Reviews

King Gizzard & The Lizard Wizard Fishing For Fishies

King Gizzard & The Lizard Wizard do not leave ideas half-baked. The Australian rockers made this clear when they embraced everything from Tolkien mythology to improvised jazz during their remarkable (bonkers) run of five studio albums in 2017. When they returned this January with the futuristic ‘Cyboogie’ it sounded like they were preparing fans for a fully autotuned, Daft Punk-inspired concept album. However, Fishing For Fishies turns out to be a much more interesting record than that: its roaming songs imagine blues rock in the age of the robot.

The record shimmies into life as King Gizzard set off on their southern road trip. While Stu McKenzie and his band revel in vintage blues instrumentation, songs swing somewhere between a romanticised past and an unsettled future. The Texas blues edge of ‘Boogieman Sam’ malfunctions when its guitars short-circuit; likewise, warbled tones eventually break through the sunny surface of ‘The Bird Song’. The disconnect works well on an album designed as a comment on pollution: seemingly natural environments are anything but. McKenzie also goes on to condemn waste on ‘Plastic Boogie’, although it doesn’t sound like the partying crowd is listening too closely.
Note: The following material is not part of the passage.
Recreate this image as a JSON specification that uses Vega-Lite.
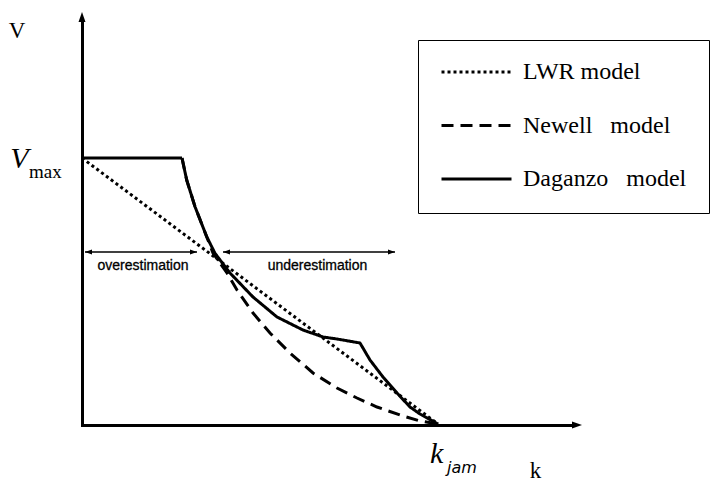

Ambrose Kenny-Smith’s harmonica – a highlight throughout – is wielded menacingly on ‘Real’s Not Real’, as the album’s rustic façade is finally abandoned. A murky desert rock sound emerges on the gripping ‘Acarine’, a track that seems to grow increasingly panicked in a hedonistic underground. ‘Cyboogie’ completes the album’s transformation, its dystopian yet irresistible groove reigning supreme.